WHAT IS MISCONDUCT IN PUBLIC OFFICE?
Unsurprisingly, many have been asking in recent days what “misconduct in public office” means.
Misconduct in a public office is a criminal offence that has its basis in common law.
Significantly, for the state to bring a successful prosecution, there is a high bar that must be met in order for a Defendant to be found guilty. The prosecution must first prove that a public officer has misconducted themselves and then it must convince a jury that the misconduct is of a sufficiently serious nature for it to amount to a criminal offence.
The 2004 case of Attorney General’s Reference No 3 of 2003 [2004] EWCA Crim 868 examined the offence and helpfully sets out the elements of the offence.
What are the elements that the prosecution needs to prove in order to establish an individual is guilty of misconduct in public office?
The case of Attorney General’s Reference No 3 sets out that the prosecution need to prove:
- The individual was a public officer;
- The individual wilfully neglects to perform their duty and/or wilfully misconducts themselves; and
- The misconduct is to such a degree as to amount to an abuse of the public’s trust in the office holder.
Public Officer
The case of Mitchell [2014] EWCA Crim 318 establishes the legal test for whether an individual is a public officer:
“First, what was the position held? Second, what is the nature of the duties undertaken by the employee or officer in that position? Third, does the fulfilment of those duties represent the fulfilment of one of the responsibilities of government such that the public have a significant interest in the discharge of the duty which is additional to or beyond an interest in anyone who might be directly affected by a serious failure in the performance of that duty? If the answer to this last question is “yes”, the relevant employee or officer is acting as a public officer; if “no”, he or she is not acting as a public officer.”
Case law has established that civil servants, judges, and elected officials such as MPs and Mayors can amount to public officers. Those in less high profile jobs, such police officers and probation officers can also be considered public officers.
The prosecution also needs to establish that the individual is acting in his capacity as a public officer. The case of R (on the application of Johnson) v Westminster Magistrates Court [2019] EWHC 1709 (Admin) establishes:
“the offence will only be made out if the manner in which the specific powers or duties of the office are discharged brings the misconduct within its ambit. Consequently, at the time of the alleged misconduct the individual must be acting as, not simply whilst, a public official.”
Wilfully neglects to perform their duty and/or wilfully misconducts themselves
The case of Attorney General’s Reference No 3 of 2003 [2004] EWCA Crim 86 established that wilful neglect is defined as “deliberately doing something which is wrong, knowing it to be wrong or with reckless indifference as to whether it is wrong or not”.
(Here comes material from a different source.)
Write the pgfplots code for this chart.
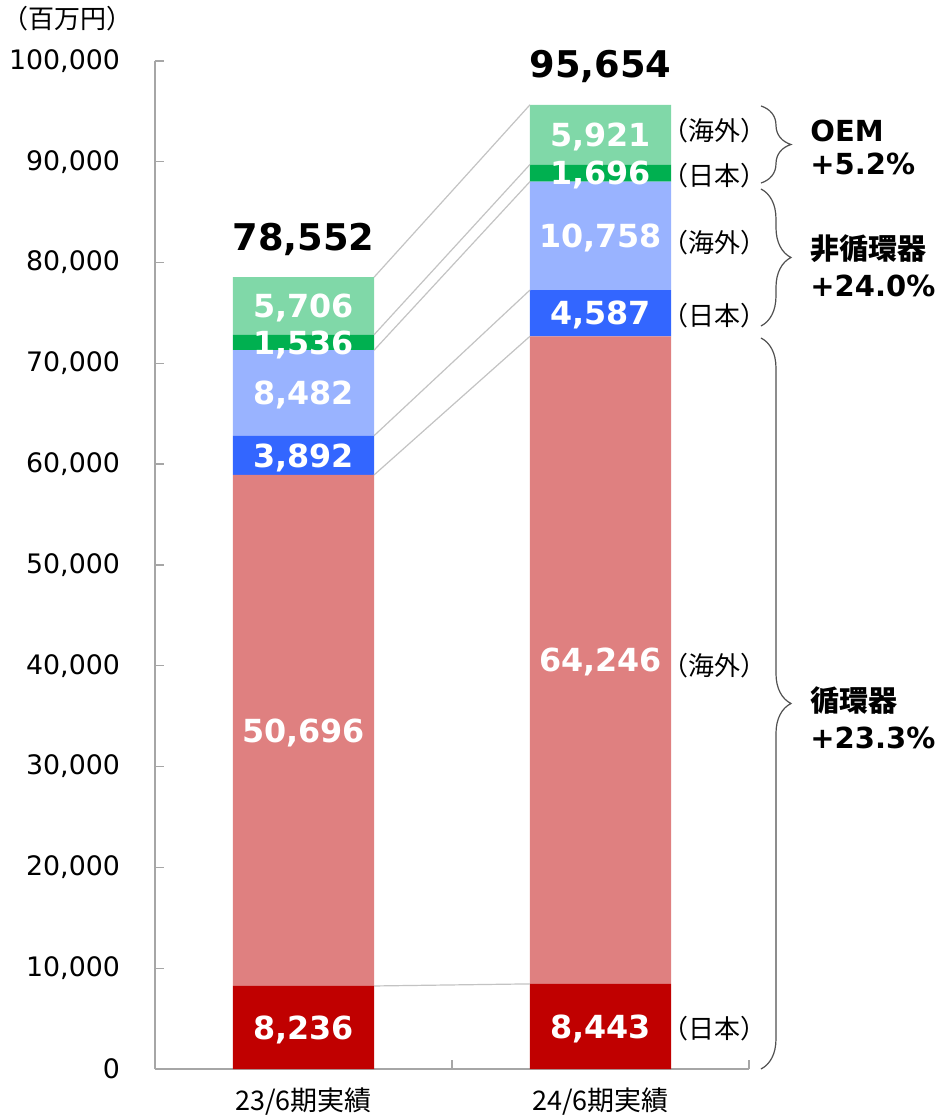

Examples in cases that have previously come before the courts include a prison officer selling on confidential information to journalists about the prison they worked at and a police officer accessing the Police National Computer to find out information for improper reasons.
The misconduct is to such a degree as to amount to an abuse of the public’s trust in the office holder
Crucially, the prosecution must establish that the misconduct is of a sufficiently serious nature.
In Attorney General’s Reference No 3 of 2003 [2004] EWCA Crim 868, it was held that the misconduct must be:
“… an affront to the standing of the public office held. The threshold is a high one requiring conduct so far below acceptable standards as to amount to an abuse of the public’s trust in the office holder”
This is a central element to the offence, and it means that not all examples of misconduct by a public officer will result in a prosecution. Indeed, it is fair to say that only the most serious examples will be prosecuted.
Other than arguing that the misconduct is not of a sufficiently serious nature for it to amount to a criminal offence, an individual accused of the offence can also raise the defence established in case law that he or she had a reasonable excuse or justification.
Analysis
Misconduct in Public Office is what is called an indictable only offence: this means that it can be tried in the Crown Court in front of a judge and jury.
As with all criminal offences, the prosecution have to prove their case “beyond all reasonable doubt”. This means that the jury has to be sure the offence has been committed.
In effect therefore, a successful prosecution requires the Crown to prove to a jury that all elements of the offence have been made out. It is submitted that the element that the misconduct is to such a degree as to amount to an abuse of the public’s trust in the office holder is a high bar and will be the hardest part of the case for prosecutors to persuade jurors to the relevant standard.
It is submitted that this will also be the element that causes the Crown Prosecution Service most angst during an investigation when deciding to prosecute or not. There is nothing more embarrassing than a high profile prosecution that results in an acquittal.